Tips to Prepare for Tax Season
It's nearing that time of year again, when most people spend more than their fair share of time pondering their relationship with the Internal Revenue Service. Here are some tips to make the filing process friendlier to both the environment and your bank accounts, as new legislation and possible tax-filing features may change the way you decide to file your return.
E-file Your Taxes This Year
Last year, 80 million taxpayers filed online. The IRS expects more to do so this year. Besides the obvious benefit to the environment, e-filing can also make your life a lot easier and your money come much quicker. According to the IRS, e-filers who choose direct deposit can receive their refund in as few as 10 days. Taxpayers can also decide to file now and have their taxes debited later, up until the April 15 deadline. Returns are more accurate as well, as additional checks are built into the software, helping to reduce the possibility of an error letter from the IRS. Those filers with an adjusted gross income of less than $54,000 can take advantage of IRS Free File.
Gather Tax Records Early
Better to get organized now than wait until the last minute, says the American Institute of Certified Public Accountants, so you don't miss out on the possibility of valuable deductions later.
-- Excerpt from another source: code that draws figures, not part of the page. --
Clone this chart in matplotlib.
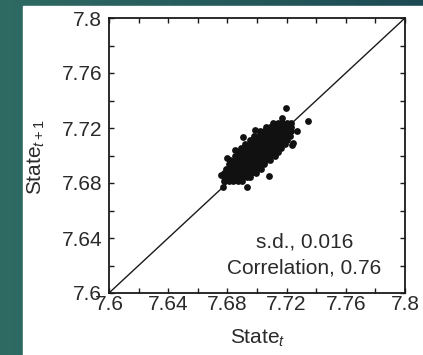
import matplotlib
matplotlib.use("Agg")
import matplotlib.pyplot as plt
import numpy as np
from matplotlib.patches import Rectangle

plt.rcParams['font.family'] = ['Liberation Sans', 'DejaVu Sans']
plt.rcParams['mathtext.fontset'] = 'custom'
plt.rcParams['mathtext.rm'] = 'Liberation Sans'
plt.rcParams['mathtext.it'] = 'Liberation Sans:italic'

# ---- data ----
axis_min, axis_max = 7.6, 7.8
tick_vals = [7.6, 7.64, 7.68, 7.72, 7.76, 7.8]
tick_labels = ["7.6", "7.64", "7.68", "7.72", "7.76", "7.8"]

# dense core of the cloud, scan rows: (y, list of x)
core_rows = [
    (7.6815, [7.678, 7.681, 7.684, 7.687, 7.690]),
    (7.6845, [7.678, 7.681, 7.684, 7.687, 7.690, 7.693, 7.695]),
    (7.6875, [7.678, 7.681, 7.684, 7.687, 7.690, 7.693, 7.696, 7.699]),
    (7.6905, [7.679, 7.682, 7.685, 7.688, 7.691, 7.694, 7.697, 7.700, 7.703]),
    (7.6935, [7.681, 7.684, 7.687, 7.690, 7.693, 7.696, 7.699, 7.702, 7.705]),
    (7.6965, [7.682, 7.685, 7.688, 7.691, 7.694, 7.697, 7.700, 7.703, 7.706, 7.709]),
    (7.6995, [7.685, 7.688, 7.691, 7.694, 7.697, 7.700, 7.703, 7.706, 7.709, 7.712]),
    (7.7025, [7.687, 7.690, 7.693, 7.696, 7.699, 7.702, 7.705, 7.708, 7.711, 7.714]),
    (7.7055, [7.689, 7.692, 7.695, 7.698, 7.701, 7.704, 7.707, 7.710, 7.713, 7.716]),
    (7.7085, [7.692, 7.695, 7.698, 7.701, 7.704, 7.707, 7.710, 7.713, 7.716, 7.719]),
    (7.7115, [7.695, 7.698, 7.701, 7.704, 7.707, 7.710, 7.713, 7.716, 7.720]),
    (7.7145, [7.698, 7.701, 7.704, 7.707, 7.710, 7.713, 7.716, 7.719, 7.722]),
    (7.7175, [7.702, 7.705, 7.708, 7.711, 7.714, 7.717, 7.720, 7.723]),
    (7.7205, [7.706, 7.709, 7.712, 7.715, 7.718, 7.721, 7.723]),
    (7.7235, [7.711, 7.714, 7.717, 7.720, 7.723]),
]
# edge bumps and outliers
extra_x = [7.7196, 7.7347, 7.6908, 7.7273, 7.7083, 7.6935, 7.7236, 7.7245,
           7.6773, 7.6795, 7.6850, 7.6986, 7.7167, 7.6760]
extra_y = [7.7343, 7.7251, 7.7137, 7.7178, 7.6853, 7.6773, 7.7076, 7.7089,
           7.6773, 7.6980, 7.7040, 7.7185, 7.7270, 7.6858]

state_t = [x for y, xs in core_rows for x in xs] + extra_x
state_t1 = [y for y, xs in core_rows for x in xs] + extra_y

sd_text = "s.d., 0.016"
corr_text = "Correlation, 0.76"

# ---- figure ----
W, H = 423, 355
fig = plt.figure(figsize=(W / 100, H / 100), dpi=100)

# teal frame with gradient on top
bg = fig.add_axes([0, 0, 1, 1], zorder=-10)
bg.set_axis_off()
grad = np.linspace(0, 1, 256)[None, :]
c0 = np.array([0x2f, 0x6a, 0x63]) / 255
c1 = np.array([0x1c, 0x4a, 0x53]) / 255
img = c0[None, None, :] * (1 - grad[..., None]) + c1[None, None, :] * grad[..., None]
bg.imshow(img, extent=[0, 1, 0, 1], aspect='auto')
bg.add_patch(Rectangle((23 / W, 0), 1, 1 - 6 / H, color='white', zorder=2))
bg.set_xlim(0, 1)
bg.set_ylim(0, 1)

ax = fig.add_axes([109 / W, 1 - 293 / H, (405 - 109) / W, (293 - 18) / H])
ax.plot([axis_min, axis_max], [axis_min, axis_max], color='#1a1a1a', lw=1.0, zorder=1)
ax.scatter(state_t, state_t1, s=24, color='#111111', linewidths=0, zorder=2)

ax.set_xlim(axis_min, axis_max)
ax.set_ylim(axis_min, axis_max)
ax.set_xticks(tick_vals)
ax.set_xticklabels(tick_labels)
ax.set_yticks(tick_vals)
ax.set_yticklabels(tick_labels)
minor = [7.62, 7.66, 7.70, 7.74, 7.78]
ax.set_xticks(minor, minor=True)
ax.set_yticks(minor, minor=True)
for which in ('major', 'minor'):
    ax.tick_params(axis='both', which=which, direction='in', length=3.5, width=1.0,
                   top=True, right=True, color='#1a1a1a')
ax.tick_params(axis='x', which='major', pad=1.5, labelsize=15, labelcolor='#2a2a2a')
ax.tick_params(axis='y', which='major', pad=5, labelsize=15, labelcolor='#2a2a2a')
for sp in ax.spines.values():
    sp.set_linewidth(1.3)
    sp.set_color('#1a1a1a')

ax.text(0.66, 0.185, sd_text, transform=ax.transAxes, ha='center', va='center',
        fontsize=15, color='#2a2a2a')
ax.text(0.66, 0.09, corr_text, transform=ax.transAxes, ha='center', va='center',
        fontsize=15, color='#2a2a2a')

fig.text(258 / W, 1 - 338 / H, r'State$_{t}$', ha='center', va='center',
         fontsize=15, color='#2a2a2a')
fig.text(36 / W, 1 - 157 / H, r'State$_{t+1}$', ha='center', va='center',
         rotation=90, fontsize=15, color='#2a2a2a')

fig.savefig('out.png', dpi=100)
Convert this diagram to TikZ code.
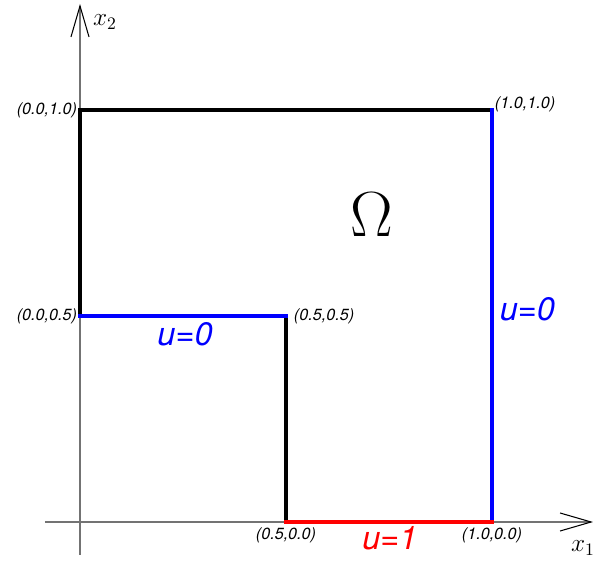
\documentclass[tikz,border=0pt]{standalone}
\usepackage{fontspec}
\setsansfont{TeX Gyre Heros}
\usetikzlibrary{arrows.meta}

\begin{document}
\begin{tikzpicture}[
  x=8.24cm, y=8.24cm,
  axis/.style={draw=black!55, line width=0.9pt, -{Straight Barb[length=6.2mm, width=3.6mm, line width=0.6pt, black]}},
  edge/.style={line width=1.8pt, line cap=rect},
  pt/.style={font=\sffamily\itshape\fontsize{9.2}{10}\selectfont, inner sep=1.5pt},
  bc/.style={font=\sffamily\itshape\fontsize{18.5}{19}\selectfont, inner sep=1pt}
]
\useasboundingbox (-1.6cm,-0.78cm) rectangle (10.28cm,10.44cm);
% axes
\coordinate (xs) at (-0.7cm,0);
\coordinate (xe) at (10.26cm,0);
\coordinate (ys) at (0,-0.66cm);
\coordinate (ye) at (0,10.36cm);
\draw[axis] (xs) -- (xe);
\draw[axis] (ys) -- (ye);
\node (x1) at (10.06cm,-0.52cm) {\Large $x_1$};
\node (x2) at (0.5cm,10.0cm) {\Large $x_2$};
% corners of the domain
\coordinate (a) at (0.5,0);
\coordinate (b) at (1,0);
\coordinate (c) at (1,1);
\coordinate (d) at (0,1);
\coordinate (e) at (0,0.5);
\coordinate (f) at (0.5,0.5);
\draw[edge] (e) -- (d) -- (c);
\draw[edge] (a) -- (f);
\draw[edge, blue] (c) -- (b);
\draw[edge, blue] (f) -- (e);
\draw[edge, red] (b) -- (a);
% corner labels
\node[pt, anchor=east] (ld) at (d) {(0.0,1.0)};
\node[pt, anchor=west] (lc) at ([yshift=0.12cm]c) {(1.0,1.0)};
\node[pt, anchor=east] (le) at (e) {(0.0,0.5)};
\node[pt, anchor=west] (lf) at ([xshift=0.1cm]f) {(0.5,0.5)};
\node[pt, anchor=north] (la) at ([yshift=-0.06cm]a) {(0.5,0.0)};
\node[pt, anchor=north] (lb) at ([yshift=-0.06cm]b) {(1.0,0.0)};
% boundary conditions
\node[bc, red] (u1) at (0.752,-0.04) {u=1};
\node[bc, blue] (u0a) at (0.255,0.456) {u=0};
\node[bc, blue] (u0b) at (1.086,0.517) {u=0};
\node[scale=2.1] (om) at (0.709,0.747) {\LARGE$\Omega$};
\end{tikzpicture}
\end{document}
Organize your receipts in folders, and gather proof of donations to charity, including those given in cash. A good tip for the new year -- donate with credit cards, where receipts are recorded automatically.
Figure Out if You Are Subject to Alternative Minimum Tax
This past December, President Bush signed into law the Tax Increase Prevention Act of 2007, which increased the AMT exemption from $66,250 for married filers, and to $44,350 for unmarried filers. According to the AICPA, this act will spare 19 million individual taxpayers from being subject to the AMT this year, and also reduce the tax burden for 4.2 million who will still be forced to pay it. The AMT parallels the regular income tax, but different rates, definitions, deductions, exemptions and credits apply. Taxpayers subject to it calculate their returns with AMT and with the normal procedure, and then pay the higher amount. The highest AMT rate is 28%. The highest regular income tax rate is 35%. To determine if you are subject to AMT in 2007, go to the IRS Web site and follow the AMT instructions in the 2007 Form 1040. Because of the new legislation, the IRS says that those filers of forms related to the AMT must wait until Feb. 11 to do so.
Make Your IRA Contribution
You still have until April 15 to make your $4,000 contribution for 2007. In 2008, you'll be able to raise that contribution to $5,000, or $6,000 if you're 50 and older. Consider setting up automatic deductions in the year to come -- $416 a month will take you to the maximum.
Be Aware of Tax Issues for Seniors
Whether it's for you or your parents, realize that there are certain tax issues to be aware of, says the AARP. Depending on your income, you may be subject to taxes on your Social Security benefit, pension, annuity, IRA, or 401K. You still will have to pay property tax as long as you own your home, although many states offer "homestead exemptions" and "circuit breaker credit" for older homeowners. If you hire a caregiver for a spouse or another dependent and you are still working, you may also be able to get some tax relief therein.